The Texas-based Lone Star Times October 25 publicly requested a response to questions about whether the Paul campaign would repudiate and reject a $500 donation from white supremacist founder Don Black and end the Stormfront website fundraising for Paul. The Times article lit up the conservative blogosphere for the next week. Paul supporters packed internet comment boards alternately denouncing or excusing the charges. Most politicians are quick to distance themselves from such disreputable donations when they are discovered. Not Paul.

Daniel Siederaski of the Jewish Telegraph Agency tried to get an interview with Paul, calling him repeatedly but not receiving any return calls. Wrote Siederaski November 9: “Ron Paul will take money from Nazis. But he won’t taketelephone calls from Jews.” [Update] Finally on November 13 the Paul campaign responded. In a short interview JTA quotes Jim Perry, head of Jews for Paul describing his work on the Paul campaign along side a self-described white supremacist which Perry says he has reformed.

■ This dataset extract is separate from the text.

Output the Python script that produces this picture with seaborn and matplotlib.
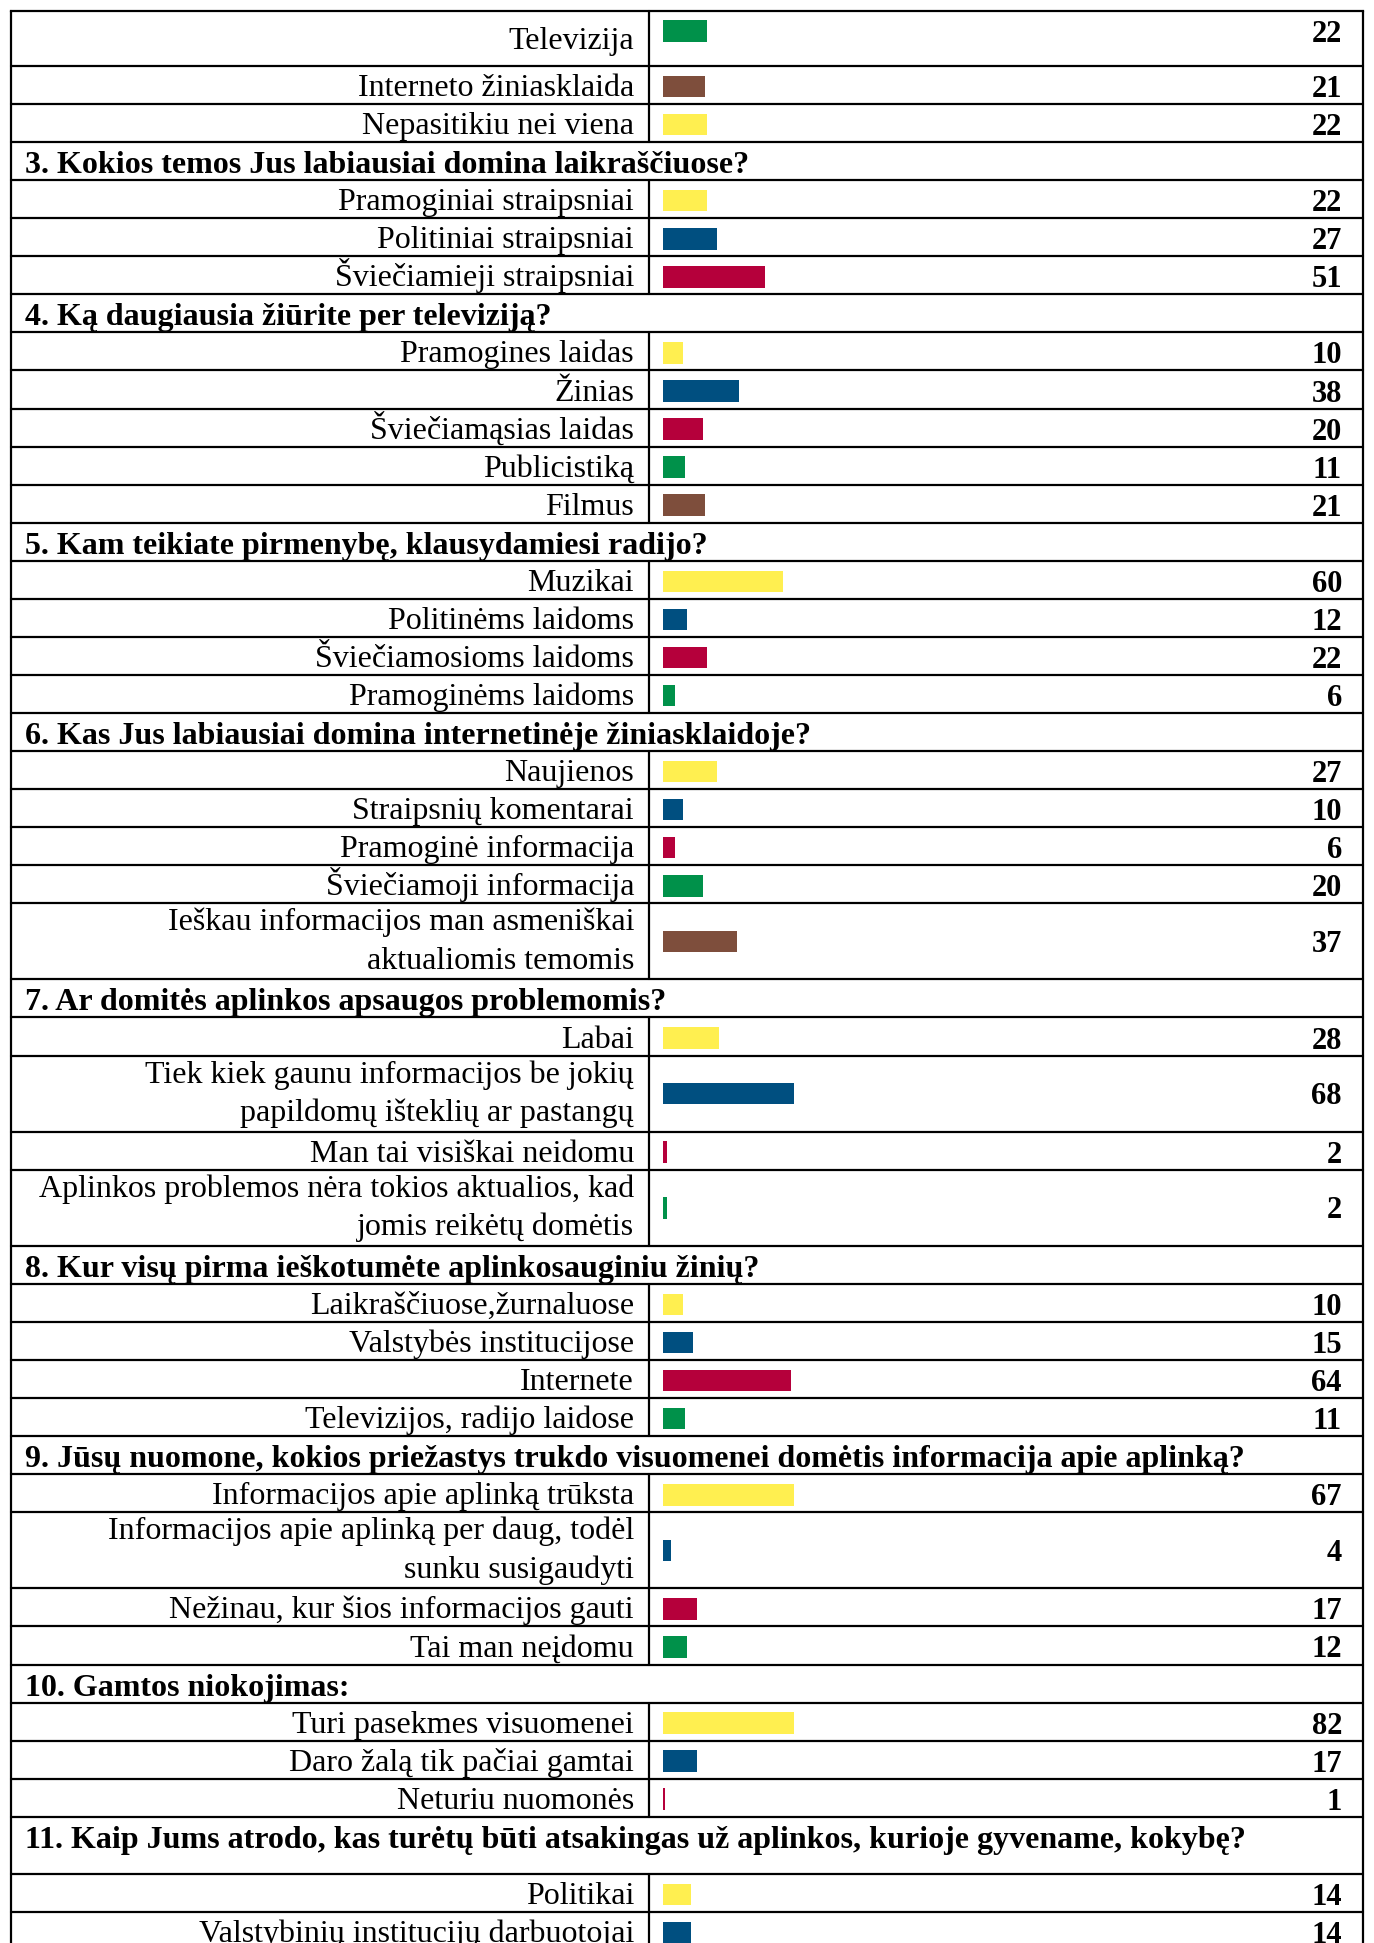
import matplotlib
matplotlib.use("Agg")
import matplotlib.pyplot as plt
import pandas as pd
import seaborn as sns

# ---------------------------------------------------------------- data
q2_answers = ["Televizija", "Interneto žiniasklaida", "Nepasitikiu nei viena"]
q2_counts = [22, 21, 22]

q3_title = "3. Kokios temos Jus labiausiai domina laikraščiuose?"
q3_answers = ["Pramoginiai straipsniai", "Politiniai straipsniai", "Šviečiamieji straipsniai"]
q3_counts = [22, 27, 51]

q4_title = "4. Ką daugiausia žiūrite per televiziją?"
q4_answers = ["Pramogines laidas", "Žinias", "Šviečiamąsias laidas", "Publicistiką", "Filmus"]
q4_counts = [10, 38, 20, 11, 21]

q5_title = "5. Kam teikiate pirmenybę, klausydamiesi radijo?"
q5_answers = ["Muzikai", "Politinėms laidoms", "Šviečiamosioms laidoms", "Pramoginėms laidoms"]
q5_counts = [60, 12, 22, 6]

q6_title = "6. Kas Jus labiausiai domina internetinėje žiniasklaidoje?"
q6_answers = ["Naujienos", "Straipsnių komentarai", "Pramoginė informacija",
              "Šviečiamoji informacija",
              "Ieškau informacijos man asmeniškai\naktualiomis temomis"]
q6_counts = [27, 10, 6, 20, 37]

q7_title = "7. Ar domitės aplinkos apsaugos problemomis?"
q7_answers = ["Labai",
              "Tiek kiek gaunu informacijos be jokių\npapildomų išteklių ar pastangų",
              "Man tai visiškai neidomu",
              "Aplinkos problemos nėra tokios aktualios, kad\njomis reikėtų domėtis"]
q7_counts = [28, 68, 2, 2]

q8_title = "8. Kur visų pirma ieškotumėte aplinkosauginiu žinių?"
q8_answers = ["Laikraščiuose,žurnaluose", "Valstybės institucijose", "Internete",
              "Televizijos, radijo laidose"]
q8_counts = [10, 15, 64, 11]

q9_title = ("9. Jūsų nuomone, kokios priežastys trukdo visuomenei domėtis "
            "informacija apie aplinką?")
q9_answers = ["Informacijos apie aplinką trūksta",
              "Informacijos apie aplinką per daug, todėl\nsunku susigaudyti",
              "Nežinau, kur šios informacijos gauti", "Tai man neįdomu"]
q9_counts = [67, 4, 17, 12]

q10_title = "10. Gamtos niokojimas:"
q10_answers = ["Turi pasekmes visuomenei", "Daro žalą tik pačiai gamtai", "Neturiu nuomonės"]
q10_counts = [82, 17, 1]

q11_title = ("11. Kaip Jums atrodo, kas turėtų būti atsakingas už aplinkos, "
             "kurioje gyvename, kokybę?")
q11_answers = ["Politikai", "Valstybinių institucijų darbuotojai"]
q11_counts = [14, 14]

# bar colours cycle through the same five shades in every question
shade_order = ["yellow", "blue", "red", "green", "brown"]
shade_hex = {"yellow": "#FFEF50", "blue": "#004F80", "red": "#B5003B",
             "green": "#00914A", "brown": "#7E4E3C"}

sections = [
    (None, q2_answers, q2_counts, 3),
    (q3_title, q3_answers, q3_counts, 0),
    (q4_title, q4_answers, q4_counts, 0),
    (q5_title, q5_answers, q5_counts, 0),
    (q6_title, q6_answers, q6_counts, 0),
    (q7_title, q7_answers, q7_counts, 0),
    (q8_title, q8_answers, q8_counts, 0),
    (q9_title, q9_answers, q9_counts, 0),
    (q10_title, q10_answers, q10_counts, 0),
    (q11_title, q11_answers, q11_counts, 0),
]

# ---------------------------------------------------------------- layout (pixels)
W, Hpx = 1374, 1943
ROW = 38.06          # height of a single-line row
TOP = 10.5
X_LEFT, X_DIV, X_RIGHT = 10.5, 649, 1363
X_LABEL = 634        # right edge of answer text
X_HEAD = 25          # left edge of question text
X_VALUE = 1342       # right edge of counts
BAR_X0 = 663
PX_PER_UNIT = 2.0
BAR_LIMIT = 65.3     # bar cell width in count units
LINE_STEP = 38.4

rows = []
for title, answers, counts, shift in sections:
    if title is not None:
        tall = 1.5 if title.startswith("11.") else 1.0
        rows.append(dict(kind="head", text=title, height=ROW * tall))
    for i, (a, c) in enumerate(zip(answers, counts)):
        n = a.count("\n") + 1
        rows.append(dict(kind="item", text=a, value=c,
                         shade=shade_order[(shift + i) % 5],
                         lines=n, height=ROW * n))
rows[0]["height"] = 55.5

y = TOP
for r in rows:
    r["top"] = y
    y += r["height"]
    r["bottom"] = y
    if r["kind"] == "item":
        if r["lines"] == 2:
            r["bar_y"] = r["top"] + r["height"] / 2
        else:
            r["bar_y"] = r["top"] + ROW / 2 + 1.5

items = [r for r in rows if r["kind"] == "item"]
bars = pd.DataFrame({
    "pos": [r["bar_y"] for r in items],
    "count": [r["value"] for r in items],
    "shade": [r["shade"] for r in items],
})

# ---------------------------------------------------------------- drawing
sns.set_theme(style="white")
plt.rcParams["font.family"] = ["Liberation Serif", "DejaVu Serif"]

fig = plt.figure(figsize=(W / 100, Hpx / 100), dpi=100)
fig.patch.set_facecolor("white")

ax = fig.add_axes([0, 0, 1, 1])
ax.set_xlim(0, W)
ax.set_ylim(Hpx, 0)
ax.axis("off")

lw = 1.6
# outer border
ax.plot([X_LEFT, X_RIGHT], [TOP, TOP], color="black", lw=lw, solid_capstyle="projecting")
ax.plot([X_LEFT, X_LEFT], [TOP, Hpx + 5], color="black", lw=lw)
ax.plot([X_RIGHT, X_RIGHT], [TOP, Hpx + 5], color="black", lw=lw)

label_size = 23
head_size = 23
value_size = 22

for r in rows:
    ax.plot([X_LEFT, X_RIGHT], [r["bottom"], r["bottom"]], color="black", lw=lw)
    if r["kind"] == "head":
        ax.text(X_HEAD, r["top"] + 31, r["text"], ha="left", va="baseline",
                fontsize=head_size, fontweight="bold", color="black")
    else:
        ax.plot([X_DIV, X_DIV], [r["top"], r["bottom"]], color="black", lw=lw)
        lines = r["text"].split("\n")
        n = len(lines)
        center = r["top"] + r["height"] / 2
        off = 11 - 2.8 * (n - 1)
        for i, line in enumerate(lines):
            yb = center + off - (n - 1) * LINE_STEP / 2 + i * LINE_STEP
            ax.text(X_LABEL, yb, line, ha="right", va="baseline",
                    fontsize=label_size, color="black")
        ax.text(X_VALUE, r["bar_y"] + 10.5, str(r["value"]), ha="right",
                va="baseline", fontsize=value_size, fontweight="bold", color="black")

# bar cell: its own axes so every bar shares one count scale
bx = fig.add_axes([BAR_X0 / W, 0, BAR_LIMIT * PX_PER_UNIT / W, 1])
sns.barplot(data=bars, x="count", y="pos", hue="shade", palette=shade_hex,
            orient="h", native_scale=True, width=0.565, dodge=False,
            saturation=1, linewidth=0, errorbar=None, legend=False, ax=bx)
bx.set_xlim(0, BAR_LIMIT)
bx.set_ylim(Hpx, 0)
bx.axis("off")
bx.patch.set_alpha(0)

fig.savefig("out.png", dpi=100, facecolor="white")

Racist ties exposed in the Times article go far beyond a single donation. Just below links to information about the “BOK KKK Ohio State Meeting“, and the “BOK KKK Pennsylvania State Meeting“, website announced: “Ron Paul for President” and “Countdown to the 5th of November”. The links take readers directly to a Ron Paul fundraising site from which they can click into the official Ron Paul 2008 donation page on the official campaign site. Like many white supremacists, Stormfront has ties to white prison gangs.

Walden also explains that, with respect to this money, Paul and his campaign people make no effort to stops it flow, no effort to repudiate it, and no effort to return it. It’s one thing to have bad people follow you around; it’s quite another thing to encourage them to do so.

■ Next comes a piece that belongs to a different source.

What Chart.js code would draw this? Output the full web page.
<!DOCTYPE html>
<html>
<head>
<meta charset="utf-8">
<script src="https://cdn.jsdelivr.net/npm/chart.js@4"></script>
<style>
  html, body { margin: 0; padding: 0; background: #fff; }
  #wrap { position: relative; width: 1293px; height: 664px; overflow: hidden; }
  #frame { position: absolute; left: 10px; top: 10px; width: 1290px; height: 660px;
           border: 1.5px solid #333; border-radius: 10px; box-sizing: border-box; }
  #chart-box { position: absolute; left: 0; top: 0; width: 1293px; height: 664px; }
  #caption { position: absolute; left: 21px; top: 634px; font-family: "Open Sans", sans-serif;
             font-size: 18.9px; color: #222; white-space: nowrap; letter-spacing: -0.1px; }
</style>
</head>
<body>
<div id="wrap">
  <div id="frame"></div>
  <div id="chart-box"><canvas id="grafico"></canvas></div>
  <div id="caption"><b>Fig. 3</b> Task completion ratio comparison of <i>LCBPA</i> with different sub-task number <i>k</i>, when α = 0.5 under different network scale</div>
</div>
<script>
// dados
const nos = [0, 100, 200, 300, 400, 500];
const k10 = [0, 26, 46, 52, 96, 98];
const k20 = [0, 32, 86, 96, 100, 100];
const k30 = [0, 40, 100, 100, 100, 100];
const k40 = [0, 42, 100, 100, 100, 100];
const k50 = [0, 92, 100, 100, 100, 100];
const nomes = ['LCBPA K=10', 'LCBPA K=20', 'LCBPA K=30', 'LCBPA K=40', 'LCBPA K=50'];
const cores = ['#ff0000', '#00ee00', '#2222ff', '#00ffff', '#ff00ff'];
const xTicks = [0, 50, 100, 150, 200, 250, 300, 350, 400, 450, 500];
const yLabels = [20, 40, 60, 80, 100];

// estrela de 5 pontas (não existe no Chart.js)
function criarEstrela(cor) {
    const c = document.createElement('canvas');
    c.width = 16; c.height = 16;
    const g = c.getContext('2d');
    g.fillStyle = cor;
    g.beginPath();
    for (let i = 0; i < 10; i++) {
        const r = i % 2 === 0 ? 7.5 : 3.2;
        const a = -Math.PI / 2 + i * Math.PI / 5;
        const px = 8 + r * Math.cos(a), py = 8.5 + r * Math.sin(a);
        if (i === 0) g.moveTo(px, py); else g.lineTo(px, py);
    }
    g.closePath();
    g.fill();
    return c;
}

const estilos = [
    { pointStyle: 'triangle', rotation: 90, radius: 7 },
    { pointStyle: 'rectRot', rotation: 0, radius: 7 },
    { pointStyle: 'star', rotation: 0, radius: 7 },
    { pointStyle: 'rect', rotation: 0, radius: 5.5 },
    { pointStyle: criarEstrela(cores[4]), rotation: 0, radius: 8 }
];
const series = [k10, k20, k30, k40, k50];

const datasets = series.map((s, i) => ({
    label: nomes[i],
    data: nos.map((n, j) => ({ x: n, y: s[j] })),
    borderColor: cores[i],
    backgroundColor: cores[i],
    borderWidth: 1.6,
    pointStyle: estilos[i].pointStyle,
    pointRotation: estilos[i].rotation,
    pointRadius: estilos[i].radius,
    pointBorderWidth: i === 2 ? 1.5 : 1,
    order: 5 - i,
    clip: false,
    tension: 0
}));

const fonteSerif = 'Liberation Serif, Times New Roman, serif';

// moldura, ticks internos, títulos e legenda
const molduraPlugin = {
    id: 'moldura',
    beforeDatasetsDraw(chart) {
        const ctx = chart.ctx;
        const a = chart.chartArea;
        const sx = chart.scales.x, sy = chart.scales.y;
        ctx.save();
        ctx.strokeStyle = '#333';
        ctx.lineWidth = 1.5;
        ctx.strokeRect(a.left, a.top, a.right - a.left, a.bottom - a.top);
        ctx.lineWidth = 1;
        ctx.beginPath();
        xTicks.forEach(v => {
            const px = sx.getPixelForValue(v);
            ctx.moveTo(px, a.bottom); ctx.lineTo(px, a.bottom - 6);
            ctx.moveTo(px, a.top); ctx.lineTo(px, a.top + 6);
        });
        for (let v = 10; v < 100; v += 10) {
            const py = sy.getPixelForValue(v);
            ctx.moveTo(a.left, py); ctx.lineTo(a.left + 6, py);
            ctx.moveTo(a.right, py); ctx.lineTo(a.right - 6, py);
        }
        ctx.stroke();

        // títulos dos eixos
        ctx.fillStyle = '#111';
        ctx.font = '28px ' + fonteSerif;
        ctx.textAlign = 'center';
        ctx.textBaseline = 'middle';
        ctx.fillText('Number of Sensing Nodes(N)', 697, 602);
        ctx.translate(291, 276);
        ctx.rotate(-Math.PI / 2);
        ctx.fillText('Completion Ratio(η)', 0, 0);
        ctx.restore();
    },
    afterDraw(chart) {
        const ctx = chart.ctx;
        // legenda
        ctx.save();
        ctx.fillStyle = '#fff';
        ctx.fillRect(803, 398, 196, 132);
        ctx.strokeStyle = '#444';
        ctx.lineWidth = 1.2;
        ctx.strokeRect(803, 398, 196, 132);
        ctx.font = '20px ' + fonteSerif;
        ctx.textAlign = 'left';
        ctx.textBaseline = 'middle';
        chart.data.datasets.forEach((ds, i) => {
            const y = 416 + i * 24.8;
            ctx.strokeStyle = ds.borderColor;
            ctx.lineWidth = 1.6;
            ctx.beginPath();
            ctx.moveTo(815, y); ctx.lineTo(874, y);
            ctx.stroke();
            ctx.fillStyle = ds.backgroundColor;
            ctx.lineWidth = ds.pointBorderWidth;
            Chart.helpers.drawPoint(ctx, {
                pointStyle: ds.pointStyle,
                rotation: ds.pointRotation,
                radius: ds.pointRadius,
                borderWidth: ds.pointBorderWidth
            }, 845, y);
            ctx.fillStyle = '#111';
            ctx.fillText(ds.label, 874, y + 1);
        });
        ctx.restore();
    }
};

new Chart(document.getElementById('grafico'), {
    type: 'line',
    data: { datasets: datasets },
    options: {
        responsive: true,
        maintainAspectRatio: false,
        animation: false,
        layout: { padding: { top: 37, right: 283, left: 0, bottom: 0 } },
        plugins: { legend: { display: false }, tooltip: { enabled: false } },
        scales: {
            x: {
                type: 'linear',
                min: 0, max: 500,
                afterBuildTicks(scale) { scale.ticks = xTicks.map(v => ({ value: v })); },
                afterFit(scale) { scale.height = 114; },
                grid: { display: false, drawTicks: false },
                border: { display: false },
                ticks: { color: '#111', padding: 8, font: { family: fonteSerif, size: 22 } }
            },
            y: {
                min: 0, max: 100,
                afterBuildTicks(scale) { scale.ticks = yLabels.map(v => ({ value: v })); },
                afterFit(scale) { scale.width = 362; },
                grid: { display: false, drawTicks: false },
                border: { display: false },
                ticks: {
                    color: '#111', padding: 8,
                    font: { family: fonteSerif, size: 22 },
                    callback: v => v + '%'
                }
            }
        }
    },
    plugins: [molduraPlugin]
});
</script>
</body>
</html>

The article’s publication triggered a storm of something else we are learning to associate with the Ron Paul campaign: attacks on anyone who speaks against him, whether direct or indirect. I’ve described above the indirect attacks that have been trickling into my blog. American Thinker has now come in for the same attacks, on a much larger scale, including surprising ones from people who are taking extreme positions to defend the questions that must inevitably rise about the money trail Paul’s campaign is creating. (Incidentally, I have it on good authority that, while American Thinker has only written about the most significant responses to the article, the site has been inundated by emails, most of which are unfriendly and demanding in tone.)

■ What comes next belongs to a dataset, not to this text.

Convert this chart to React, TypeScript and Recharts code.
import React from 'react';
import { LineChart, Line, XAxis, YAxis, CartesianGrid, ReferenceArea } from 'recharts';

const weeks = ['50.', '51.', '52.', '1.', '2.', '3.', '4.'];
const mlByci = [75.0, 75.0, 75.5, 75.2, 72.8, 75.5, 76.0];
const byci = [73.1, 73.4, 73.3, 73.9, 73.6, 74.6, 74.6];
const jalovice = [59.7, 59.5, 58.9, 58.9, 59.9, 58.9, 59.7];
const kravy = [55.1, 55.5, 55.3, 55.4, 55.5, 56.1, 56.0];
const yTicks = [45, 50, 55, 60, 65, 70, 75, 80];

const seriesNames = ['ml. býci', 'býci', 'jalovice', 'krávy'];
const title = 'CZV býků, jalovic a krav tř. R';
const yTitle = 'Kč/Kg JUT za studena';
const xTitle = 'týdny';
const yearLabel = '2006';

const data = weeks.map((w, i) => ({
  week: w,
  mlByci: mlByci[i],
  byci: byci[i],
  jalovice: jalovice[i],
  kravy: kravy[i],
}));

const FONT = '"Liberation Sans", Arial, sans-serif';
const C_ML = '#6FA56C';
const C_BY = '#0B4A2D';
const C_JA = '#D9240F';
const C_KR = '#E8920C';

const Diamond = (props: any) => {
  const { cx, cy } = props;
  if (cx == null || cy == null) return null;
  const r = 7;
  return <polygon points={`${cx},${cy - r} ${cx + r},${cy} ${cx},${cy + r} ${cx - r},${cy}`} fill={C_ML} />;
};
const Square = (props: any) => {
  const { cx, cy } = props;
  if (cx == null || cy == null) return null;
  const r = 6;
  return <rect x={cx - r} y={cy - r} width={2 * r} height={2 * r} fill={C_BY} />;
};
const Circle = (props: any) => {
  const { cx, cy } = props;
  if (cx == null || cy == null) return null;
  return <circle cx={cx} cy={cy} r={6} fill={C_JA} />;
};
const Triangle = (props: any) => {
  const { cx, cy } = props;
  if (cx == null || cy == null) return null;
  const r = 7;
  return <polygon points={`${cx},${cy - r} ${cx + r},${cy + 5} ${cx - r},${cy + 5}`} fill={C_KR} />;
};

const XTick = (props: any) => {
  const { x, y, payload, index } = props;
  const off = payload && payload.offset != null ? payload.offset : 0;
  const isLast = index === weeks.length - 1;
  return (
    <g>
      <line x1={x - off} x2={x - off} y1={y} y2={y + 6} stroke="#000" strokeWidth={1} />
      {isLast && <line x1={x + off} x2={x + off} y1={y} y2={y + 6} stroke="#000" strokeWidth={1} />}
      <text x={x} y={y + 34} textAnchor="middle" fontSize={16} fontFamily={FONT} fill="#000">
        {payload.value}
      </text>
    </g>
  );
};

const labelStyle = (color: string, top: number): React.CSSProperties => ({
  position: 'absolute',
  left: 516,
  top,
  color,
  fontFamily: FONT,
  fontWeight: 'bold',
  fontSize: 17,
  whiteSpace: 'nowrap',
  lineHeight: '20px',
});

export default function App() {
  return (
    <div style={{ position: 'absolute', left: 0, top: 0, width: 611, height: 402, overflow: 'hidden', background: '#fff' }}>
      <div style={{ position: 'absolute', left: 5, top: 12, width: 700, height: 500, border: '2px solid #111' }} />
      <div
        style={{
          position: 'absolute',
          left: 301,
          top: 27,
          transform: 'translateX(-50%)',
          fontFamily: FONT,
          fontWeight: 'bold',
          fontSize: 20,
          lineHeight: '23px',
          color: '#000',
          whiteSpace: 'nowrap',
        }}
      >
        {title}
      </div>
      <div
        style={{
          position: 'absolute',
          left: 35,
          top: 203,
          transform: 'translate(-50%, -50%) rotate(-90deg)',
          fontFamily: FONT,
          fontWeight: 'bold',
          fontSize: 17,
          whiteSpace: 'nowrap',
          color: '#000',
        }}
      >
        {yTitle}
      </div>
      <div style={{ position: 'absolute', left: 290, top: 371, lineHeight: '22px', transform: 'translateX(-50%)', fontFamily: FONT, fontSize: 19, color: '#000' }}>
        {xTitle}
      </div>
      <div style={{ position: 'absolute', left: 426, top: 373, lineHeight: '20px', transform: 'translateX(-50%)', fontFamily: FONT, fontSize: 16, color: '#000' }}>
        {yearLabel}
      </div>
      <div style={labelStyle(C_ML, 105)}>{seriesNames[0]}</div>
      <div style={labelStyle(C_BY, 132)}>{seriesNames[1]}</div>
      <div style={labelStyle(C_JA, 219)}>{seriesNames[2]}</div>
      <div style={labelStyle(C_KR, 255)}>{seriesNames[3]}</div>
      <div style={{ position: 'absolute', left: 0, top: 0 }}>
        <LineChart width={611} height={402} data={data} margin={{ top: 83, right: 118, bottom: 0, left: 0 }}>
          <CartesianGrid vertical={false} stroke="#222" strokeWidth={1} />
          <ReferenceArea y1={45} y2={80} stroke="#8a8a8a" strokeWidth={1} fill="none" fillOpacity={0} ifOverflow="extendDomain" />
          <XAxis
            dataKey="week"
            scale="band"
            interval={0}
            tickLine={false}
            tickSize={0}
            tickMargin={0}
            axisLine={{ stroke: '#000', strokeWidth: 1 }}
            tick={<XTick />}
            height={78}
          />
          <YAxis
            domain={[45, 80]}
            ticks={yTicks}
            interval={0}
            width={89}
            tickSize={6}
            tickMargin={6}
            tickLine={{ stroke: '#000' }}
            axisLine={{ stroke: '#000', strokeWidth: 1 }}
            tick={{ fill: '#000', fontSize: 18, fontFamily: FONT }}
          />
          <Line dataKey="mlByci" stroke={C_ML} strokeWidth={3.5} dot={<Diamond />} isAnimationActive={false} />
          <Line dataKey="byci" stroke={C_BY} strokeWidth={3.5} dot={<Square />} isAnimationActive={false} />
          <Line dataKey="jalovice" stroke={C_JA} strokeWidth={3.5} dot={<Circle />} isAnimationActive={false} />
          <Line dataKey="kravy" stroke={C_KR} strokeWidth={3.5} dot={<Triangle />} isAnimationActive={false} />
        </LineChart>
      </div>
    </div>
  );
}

I should be clear here that I am not making a blanket accusation that Ron Paul supporters are neo-Nazis or that they advocate vile racialist positions. Nor am I trying to say that Paul’s campaign positions, many of which are innocuous (although sometimes silly) on their face, are the type of things that would set White Supremacist warning bells ringing in the average person. I am saying, however, that it is disturbing when an increasingly visible presidential candidate willing accepts money from organizations that represent the worst America has to offer and that, instead of rejecting the money and speaking out against these people, keeps the money and attacks those who point out that there’s something rotten going on.

UPDATE: Incidentally, I’m taking with more than a grain of salt any pro-Ron Paul comments here that purport to come from Jews who have no problem with Paul’s refusal to disavow the White Supremacists who are currently pumping up his candidacy. At least one Ron Paul front organization called “Jews for Ron Paul,” is almost certainly a fraud. (h/t LGF.) If Ron Paul doesn’t want to get pulled down into this kind of muck and mire, he needs to take a stand against this stuff. His positions, for better or worse, are going to get lost in the mud that’s starting to stick.

UPDATE II:  I figured out a way to look at this:  If something is attracting flies, you need to investigate to discover whether they’re drawn because the object is sweet or rotten.  Unless Paul begins to explain why those flies are drawn to him, and begins to take steps to brush them off, the idea that his campaign is a neo-Nazi fly magnet because it’s rotten is going to take hold.  And because most Americans are repulsed by neo-Nazis, it will inevitably jettison any chance he has of success.  Since I’m not a Paul fan, I don’t care if the doesn’t succeed, but you’d think that his supporters would care.